++++ Stored data

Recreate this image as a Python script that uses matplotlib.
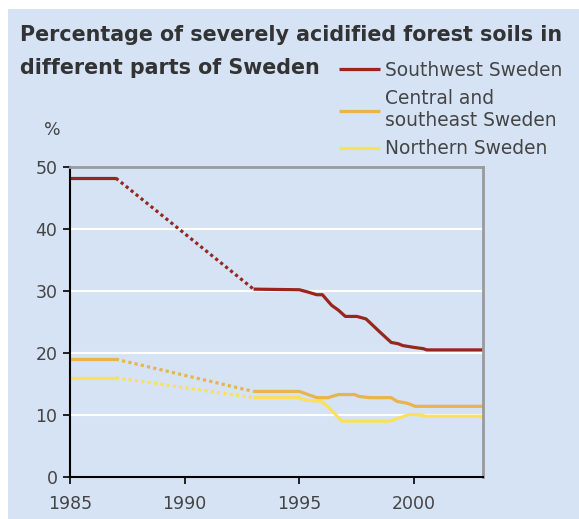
import matplotlib
matplotlib.use('Agg')
import matplotlib.pyplot as plt
from matplotlib.patches import Rectangle

plt.rcParams['font.family'] = ['DejaVu Sans']

# 数据
sw_years = [1985, 1987, 1993, 1995.0, 1995.4, 1995.75, 1996.0, 1996.4, 1996.7, 1997.0,
            1997.5, 1997.9, 1998.5, 1999.0, 1999.3, 1999.5, 2000.0, 2000.4, 2000.55, 2003]
sw_vals = [48.2, 48.2, 30.3, 30.2, 29.8, 29.4, 29.4, 27.7, 26.9, 25.9,
           25.9, 25.5, 23.4, 21.7, 21.5, 21.2, 20.9, 20.7, 20.5, 20.5]

central_years = [1985, 1987, 1993, 1995.0, 1995.3, 1995.75, 1996.25, 1996.7, 1997.4, 1997.6,
                 1998.05, 1999.0, 1999.25, 1999.7, 2000.05, 2003]
central_vals = [19.0, 19.0, 13.8, 13.8, 13.4, 12.8, 12.8, 13.3, 13.3, 13.0,
                12.8, 12.8, 12.2, 11.9, 11.4, 11.4]

north_years = [1985, 1987, 1993, 1995.0, 1995.25, 1995.95, 1996.25, 1996.85, 1998.9, 1999.25,
               1999.8, 2000.3, 2000.5, 2003]
north_vals = [16.0, 16.0, 12.8, 12.8, 12.4, 12.2, 11.3, 9.0, 9.0, 9.4,
              10.1, 10.0, 9.8, 9.8]

series_names = ['Southwest Sweden', 'Central and\nsoutheast Sweden', 'Northern Sweden']
colors = ['#98261a', '#e9b44c', '#fbe05c']

x_ticks = [1985, 1990, 1995, 2000]
y_ticks = [0, 10, 20, 30, 40, 50]

fig = plt.figure(figsize=(5.79, 5.19), dpi=100)
fig.patch.set_facecolor('white')
fig.patches.append(Rectangle((8 / 579, 0), 1, (519 - 9) / 519, transform=fig.transFigure,
                             facecolor='#d5e3f5', edgecolor='none', zorder=-5))

ax = fig.add_axes([70 / 579, 42 / 519, 413 / 579, 310 / 519])
ax.set_facecolor('#d5e3f5')

for yrs, vals, c, name in zip([sw_years, central_years, north_years],
                              [sw_vals, central_vals, north_vals], colors, series_names):
    # 1985-1987 实线, 1987-1993 虚线, 1993 之后实线
    ax.plot(yrs[:2], vals[:2], '-', color=c, lw=2.3, solid_capstyle='butt', label=name)
    ax.plot(yrs[1:3], vals[1:3], color=c, lw=2.3, linestyle=(0, (1.0, 1.0)))
    ax.plot(yrs[2:], vals[2:], '-', color=c, lw=2.3, solid_capstyle='butt')

ax.set_xlim(1985, 2003)
ax.set_ylim(0, 50)
ax.set_xticks(x_ticks)
ax.set_yticks(y_ticks)
ax.yaxis.grid(True, color='white', lw=1.5)
ax.set_axisbelow(True)

for s in ['left', 'bottom']:
    ax.spines[s].set_color('black')
    ax.spines[s].set_linewidth(1.5)
for s in ['top', 'right']:
    ax.spines[s].set_color('#9a9a9a')
    ax.spines[s].set_linewidth(2)

ax.tick_params(axis='both', length=5, width=1.2, color='black', labelcolor='#444444',
               labelsize=12.5, pad=4)
ax.tick_params(axis='x', pad=8)

fig.text(44 / 579, 1 - 130 / 519, '%', fontsize=12.5, color='#444444', ha='left', va='center')
fig.text(20 / 579, 1 - 35 / 519, 'Percentage of severely acidified forest soils in',
         fontsize=14.9, fontweight='bold', color='#333333', ha='left', va='center')
fig.text(20 / 579, 1 - 68 / 519, 'different parts of Sweden',
         fontsize=14.9, fontweight='bold', color='#333333', ha='left', va='center')

leg = fig.legend(loc='upper left', bbox_to_anchor=(322 / 579, 1 - 44 / 519), frameon=False,
                 fontsize=13.4, handlelength=2.2, handletextpad=0.27, labelspacing=0.5,
                 labelcolor='#444444')

plt.savefig('out.png', dpi=100)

++++++++

**What to produce**
Replicate the material above verbatim; images stay out of the copy.

**Worked answer**
Recreate this image as a Python script that uses matplotlib.
import matplotlib
matplotlib.use('Agg')
import matplotlib.pyplot as plt
from matplotlib.patches import Rectangle

plt.rcParams['font.family'] = ['DejaVu Sans']

# 数据
sw_years = [1985, 1987, 1993, 1995.0, 1995.4, 1995.75, 1996.0, 1996.4, 1996.7, 1997.0,
            1997.5, 1997.9, 1998.5, 1999.0, 1999.3, 1999.5, 2000.0, 2000.4, 2000.55, 2003]
sw_vals = [48.2, 48.2, 30.3, 30.2, 29.8, 29.4, 29.4, 27.7, 26.9, 25.9,
           25.9, 25.5, 23.4, 21.7, 21.5, 21.2, 20.9, 20.7, 20.5, 20.5]

central_years = [1985, 1987, 1993, 1995.0, 1995.3, 1995.75, 1996.25, 1996.7, 1997.4, 1997.6,
                 1998.05, 1999.0, 1999.25, 1999.7, 2000.05, 2003]
central_vals = [19.0, 19.0, 13.8, 13.8, 13.4, 12.8, 12.8, 13.3, 13.3, 13.0,
                12.8, 12.8, 12.2, 11.9, 11.4, 11.4]

north_years = [1985, 1987, 1993, 1995.0, 1995.25, 1995.95, 1996.25, 1996.85, 1998.9, 1999.25,
               1999.8, 2000.3, 2000.5, 2003]
north_vals = [16.0, 16.0, 12.8, 12.8, 12.4, 12.2, 11.3, 9.0, 9.0, 9.4,
              10.1, 10.0, 9.8, 9.8]

series_names = ['Southwest Sweden', 'Central and\nsoutheast Sweden', 'Northern Sweden']
colors = ['#98261a', '#e9b44c', '#fbe05c']

x_ticks = [1985, 1990, 1995, 2000]
y_ticks = [0, 10, 20, 30, 40, 50]

fig = plt.figure(figsize=(5.79, 5.19), dpi=100)
fig.patch.set_facecolor('white')
fig.patches.append(Rectangle((8 / 579, 0), 1, (519 - 9) / 519, transform=fig.transFigure,
                             facecolor='#d5e3f5', edgecolor='none', zorder=-5))

ax = fig.add_axes([70 / 579, 42 / 519, 413 / 579, 310 / 519])
ax.set_facecolor('#d5e3f5')

for yrs, vals, c, name in zip([sw_years, central_years, north_years],
                              [sw_vals, central_vals, north_vals], colors, series_names):
    # 1985-1987 实线, 1987-1993 虚线, 1993 之后实线
    ax.plot(yrs[:2], vals[:2], '-', color=c, lw=2.3, solid_capstyle='butt', label=name)
    ax.plot(yrs[1:3], vals[1:3], color=c, lw=2.3, linestyle=(0, (1.0, 1.0)))
    ax.plot(yrs[2:], vals[2:], '-', color=c, lw=2.3, solid_capstyle='butt')

ax.set_xlim(1985, 2003)
ax.set_ylim(0, 50)
ax.set_xticks(x_ticks)
ax.set_yticks(y_ticks)
ax.yaxis.grid(True, color='white', lw=1.5)
ax.set_axisbelow(True)

for s in ['left', 'bottom']:
    ax.spines[s].set_color('black')
    ax.spines[s].set_linewidth(1.5)
for s in ['top', 'right']:
    ax.spines[s].set_color('#9a9a9a')
    ax.spines[s].set_linewidth(2)

ax.tick_params(axis='both', length=5, width=1.2, color='black', labelcolor='#444444',
               labelsize=12.5, pad=4)
ax.tick_params(axis='x', pad=8)

fig.text(44 / 579, 1 - 130 / 519, '%', fontsize=12.5, color='#444444', ha='left', va='center')
fig.text(20 / 579, 1 - 35 / 519, 'Percentage of severely acidified forest soils in',
         fontsize=14.9, fontweight='bold', color='#333333', ha='left', va='center')
fig.text(20 / 579, 1 - 68 / 519, 'different parts of Sweden',
         fontsize=14.9, fontweight='bold', color='#333333', ha='left', va='center')

leg = fig.legend(loc='upper left', bbox_to_anchor=(322 / 579, 1 - 44 / 519), frameon=False,
                 fontsize=13.4, handlelength=2.2, handletextpad=0.27, labelspacing=0.5,
                 labelcolor='#444444')

plt.savefig('out.png', dpi=100)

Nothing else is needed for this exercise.